CPU times: user 2min 19s, sys: 80 ms, total: 2min 19s
Wall time: 2min 19s


In [None]:
accuracy_score(y_test, svc_predict)

0.6727632229362334

### Passive Aggressive Classifier score

In [None]:
%%time
pac_clf = PassiveAggressiveClassifier(random_state = 0, fit_intercept=True, n_iter_no_change= 1)
pac_clf.fit(x_train_tfidf, y_train)
pac_predict = pac_clf.predict(x_test_tfidf)


CPU times: user 195 ms, sys: 123 ms, total: 318 ms
Wall time: 198 ms


In [None]:
accuracy_score(y_test, pac_predict)

0.606030647553139

### Performance Evaluation -2

From the above Parameter tuned classifiers, we can conclude that there isn't much of a difference in accuracy.
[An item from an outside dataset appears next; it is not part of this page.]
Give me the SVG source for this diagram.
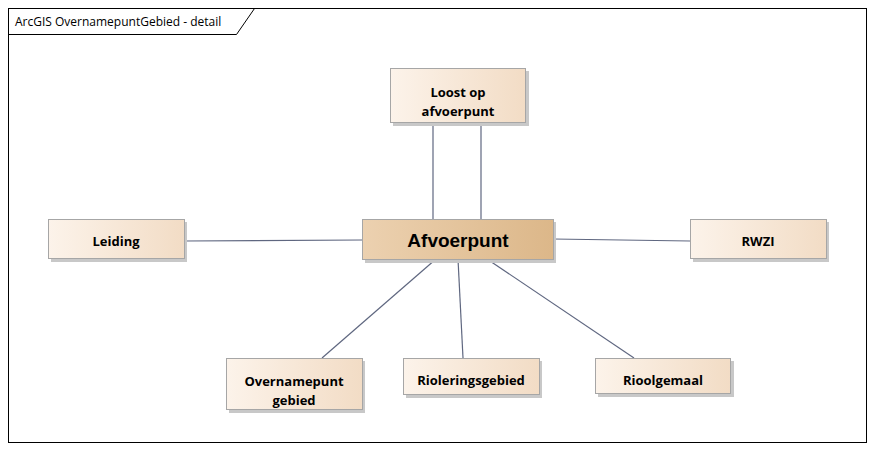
<svg xmlns="http://www.w3.org/2000/svg" width="876" height="452" viewBox="0 0 876 452">
<defs>
<linearGradient id="g" x1="0" y1="0" x2="1" y2="0">
<stop offset="0" stop-color="#fcf3ea"/>
<stop offset="1" stop-color="#f2dcc5"/>
</linearGradient>
<linearGradient id="gm" x1="0" y1="0" x2="1" y2="0">
<stop offset="0" stop-color="#ecd1b0"/>
<stop offset="1" stop-color="#dcb789"/>
</linearGradient>
</defs>
<style>
.sh{fill:#c8c8c8}
.box{fill:url(#g);stroke:#a6a6a6;stroke-width:1}
.main{fill:url(#gm);stroke:#a6a6a6;stroke-width:1}
.t{font-family:"Open Sans","Liberation Sans",sans-serif;font-weight:bold;font-size:13px;fill:#000;text-anchor:middle}
.tm{font-family:"Liberation Sans",Arial,sans-serif;font-weight:bold;font-size:19px;fill:#000;text-anchor:middle}
.c{stroke:#5f6780;stroke-width:1.2;fill:none}
</style>
<rect x="0" y="0" width="876" height="452" fill="#fff"/>
<g id="frame">
<rect x="8.5" y="8.5" width="858" height="434" fill="none" stroke="#000" stroke-width="1"/>
<path d="M8.5 34.5 H236.5 L254.5 8.5" fill="none" stroke="#000" stroke-width="1"/>
<text x="15" y="26" font-family="'Open Sans','Liberation Sans',sans-serif" font-size="12" fill="#000">ArcGIS OvernamepuntGebied - detail</text>
</g>
<g id="connectors">
<line class="c" x1="433" y1="122" x2="433" y2="219"/>
<line class="c" x1="481" y1="122" x2="481" y2="219"/>
<line class="c" x1="184" y1="241" x2="362" y2="240"/>
<line class="c" x1="553" y1="239" x2="690" y2="241"/>
<line class="c" x1="436" y1="259" x2="322" y2="358"/>
<line class="c" x1="458" y1="259" x2="463" y2="358"/>
<line class="c" x1="487" y1="259" x2="634" y2="358"/>
</g>
<g id="loost">
<rect class="sh" x="393" y="71" width="136" height="55"/>
<rect class="box" x="390.5" y="68.5" width="135" height="54"/>
<text class="t" x="458" y="97">Loost op</text>
<text class="t" x="458" y="116">afvoerpunt</text>
</g>
<g id="afvoerpunt">
<rect class="sh" x="365" y="222" width="191" height="41"/>
<rect class="main" x="362.5" y="219.5" width="191" height="40"/>
<text class="tm" x="458" y="247">Afvoerpunt</text>
</g>
<g id="leiding">
<rect class="sh" x="51" y="222" width="136" height="40"/>
<rect class="box" x="48.5" y="219.5" width="136" height="39"/>
<text class="t" x="116" y="246">Leiding</text>
</g>
<g id="rwzi">
<rect class="sh" x="693" y="222" width="136" height="40"/>
<rect class="box" x="690.5" y="219.5" width="136" height="39"/>
<text class="t" x="758" y="246">RWZI</text>
</g>
<g id="overnamepunt">
<rect class="sh" x="229" y="361" width="136" height="52"/>
<rect class="box" x="226.5" y="358.5" width="136" height="51"/>
<text class="t" x="294" y="386">Overnamepunt</text>
<text class="t" x="294" y="405">gebied</text>
</g>
<g id="rioleringsgebied">
<rect class="sh" x="406" y="361" width="136" height="37"/>
<rect class="box" x="403.5" y="358.5" width="136" height="36"/>
<text class="t" x="471" y="385">Rioleringsgebied</text>
</g>
<g id="rioolgemaal">
<rect class="sh" x="598" y="361" width="136" height="36"/>
<rect class="box" x="595.5" y="358.5" width="135" height="35"/>
<text class="t" x="663" y="385">Rioolgemaal</text>
</g>
</svg>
All of the classifiers maintained their score around 60-70% before and after tuning. Some classifiers were better without any parameter improvizations. But its essential to compare between both Logistic Regression and support vector classifier in terms of their relationship between Actual values and predicted values as both of them are close in accuracy score but their speed has a huge difference.

### Relationship between the actual and predicted target values

In [None]:
df1 = pd.DataFrame({'Actual': y_test.flatten(), 'Predicted': svc_predict.flatten()})
df2 = pd.DataFrame({'Actual': y_test.flatten(), 'Predicted': log_predict.flatten()})
df1 = df1.head(200)
df2 = df2.head(200)

In [None]:
px.bar(df1, x = 'Actual', y= 'Predicted', color = 'Predicted', title = 'SVC actual and predicted value relationship')

In [None]:
px.bar(df2, x = 'Actual', y= 'Predicted', color = 'Predicted', title = 'Logistic Regression actual and predicted value relationship')

In [None]:
z = confusion_matrix(y_test, log_predict)

x = ['positive','neutral','negative']
y =  ['positive','neutral','negative']

# change each element of z to type string for annotations
z_text = [[str(y) for y in x] for x in z]

# figure 
fig = ff.create_annotated_heatmap(z, x=x, y=y, annotation_text=z_text, colorscale='Viridis')

# title
fig.update_layout(title_text='<i><b>Confusion Matrix for Logistic Regression</b></i>',
                  #xaxis = dict(title='x'),
                  #yaxis = dict(title='x')
                 )

# add custom xaxis title
fig.add_annotation(dict(font=dict(color="black",size=14),
                        x=0.5,
                        y=-0.15,
                        showarrow=False,
                        text="Predicted value",
                        xref="paper",
                        yref="paper"))

# add custom yaxis title
fig.add_annotation(dict(font=dict(color="black",size=14),
                        x=-0.35,
                        y=0.5,
                        showarrow=False,
                        text="Real value",
                        textangle=-90,
                        xref="paper",
                        yref="paper"))

# adjust margins to make room for yaxis title
fig.update_layout(margin=dict(t=50, l=200))

# add colorbar
fig['data'][0]['showscale'] = True
fig.show()

In [None]:
z = confusion_matrix(y_test, svc_predict)

x = ['positive','neutral','negative']
y =  ['positive','neutral','negative']

# change each element of z to type string for annotations
z_text = [[str(y) for y in x] for x in z]

# figure 
fig = ff.create_annotated_heatmap(z, x=x, y=y, annotation_text=z_text, colorscale='Viridis')

# title
fig.update_layout(title_text='<i><b>Confusion Matrix for SVC</b></i>',
                  #xaxis = dict(title='x'),
                  #yaxis = dict(title='x')
                 )

# add custom xaxis title
fig.add_annotation(dict(font=dict(color="black",size=14),
                        x=0.5,
                        y=-0.15,
                        showarrow=False,
                        text="Predicted value",
                        xref="paper",
                        yref="paper"))

# add custom yaxis title
fig.add_annotation(dict(font=dict(color="black",size=14),
                        x=-0.35,
                        y=0.5,
                        showarrow=False,
                        text="Real value",
                        textangle=-90,
                        xref="paper",
                        yref="paper"))

# adjust margins to make room for yaxis title
fig.update_layout(margin=dict(t=50, l=200))

# add colorbar
fig['data'][0]['showscale'] = True
fig.show()

### Finalization

By comparing and evaluating both the confusion matices and their differences, It's safe to say that both the values are not that different in terms of its actual and predicted values. Therefore the model that is best fit for this scenario is Support Vector Classifier.